The track filed a 52-page writ of mandate against the California Department of Justice on Tuesday in Los Angeles Superior Court, according to a Los Angeles Times report. The suit seeks the return of 26 betting machines (and the cash inside them) that state agents seized on Saturday, just two days after the machines went live.
The clock is ticking: The state says it will destroy the machines in 30 days unless a court steps in.
The petitioner, listed as the Los Angeles Turf Club, argues that the 3X3 wager, which consists of picking the top three finishers in three different races, should be legal for past races, just as it is for live ones. The California Horse Racing Board (CHRB) approved the wager type back in April 2024. What’s in dispute is whether that approval extended to historical races or only live ones. The regulation didn’t spell it out, according to the report.
The track’s main argument: State regulators had plenty of time to object and never did.
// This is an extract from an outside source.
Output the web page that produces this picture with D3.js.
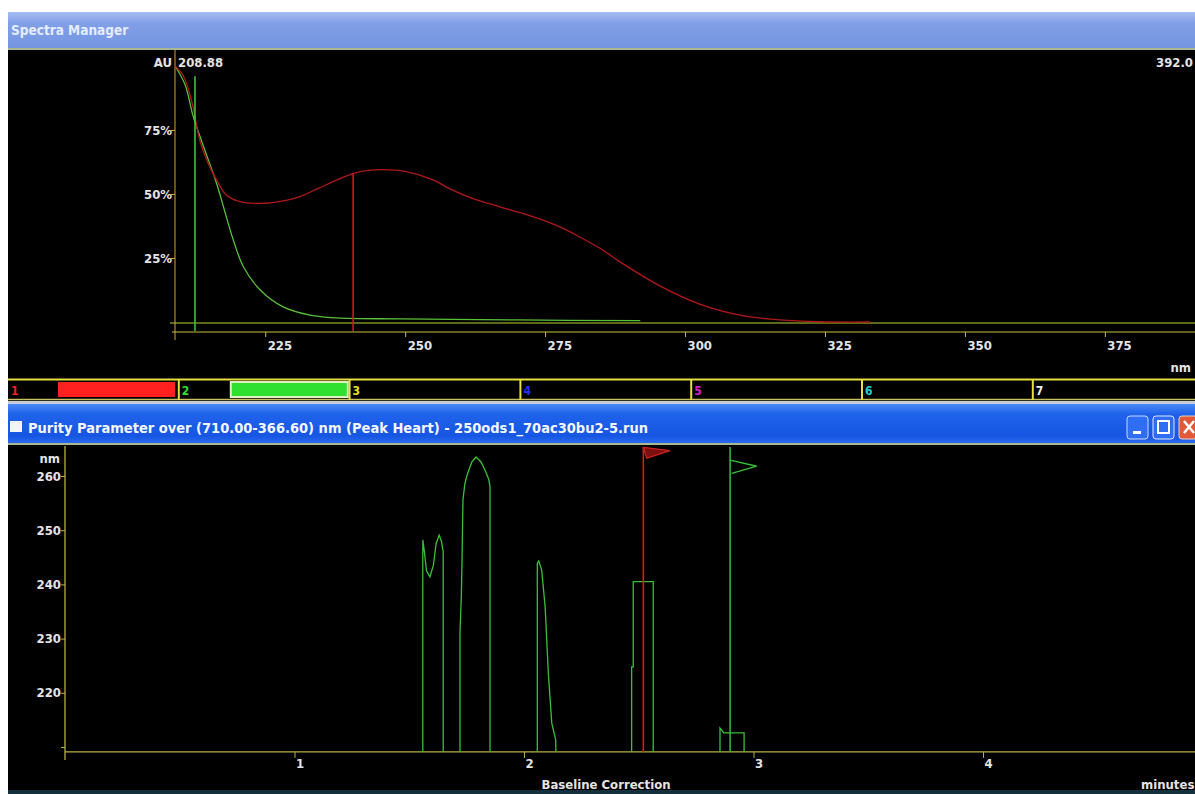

“Neither the Attorney General’s office, nor the CHRB, ever disputed [the track’s] written legal analysis or stated that the [track] did not have the legal right to offer the 3X3 wager on concluded races,” the suit states, according to the Times.
Many meetings, then warrantless seizure
According to the complaint, track officials met with CHRB personnel multiple times throughout 2024 and 2025 to discuss the machines. As recently as Nov. 25, 2025, representatives from Santa Anita, Del Mar, and the Thoroughbred Owners of California sat down with CHRB’s executive director, deputy director, and legal counsel. On Dec. 22, 2025, track officials spoke with CHRB Executive Director Scott Chaney about launching the machines “within the next several weeks.”
Yet when the machines went live last Thursday, the CHRB issued a statement saying: “Like everyone else, we had heard rumors, but the CHRB was unaware of this actual move.”
That same day, Santa Anita’s Scott Daruty sent Chaney a letter referencing “several recent informational meetings and calls we hosted with you, certain members of your staff, and certain CHRB commissioners.”
The suit says 21 DOJ personnel and two Arcadia police officers arrived at the track with a U-Haul. The state justified skipping a warrant by calling Santa Anita an “open business with ongoing criminal activity.”
The track received a receipt for the 26 machines. Its request for an itemized receipt for the confiscated cash was denied.
California’s tribal gaming interests, which hold jurisdiction over most non-pari-mutuel wagering in the state, remain the machines’ loudest opponents, according to the report, arguing they’re slot machines in everything but name. The tribes are also major contributors to California politicians and their PACs.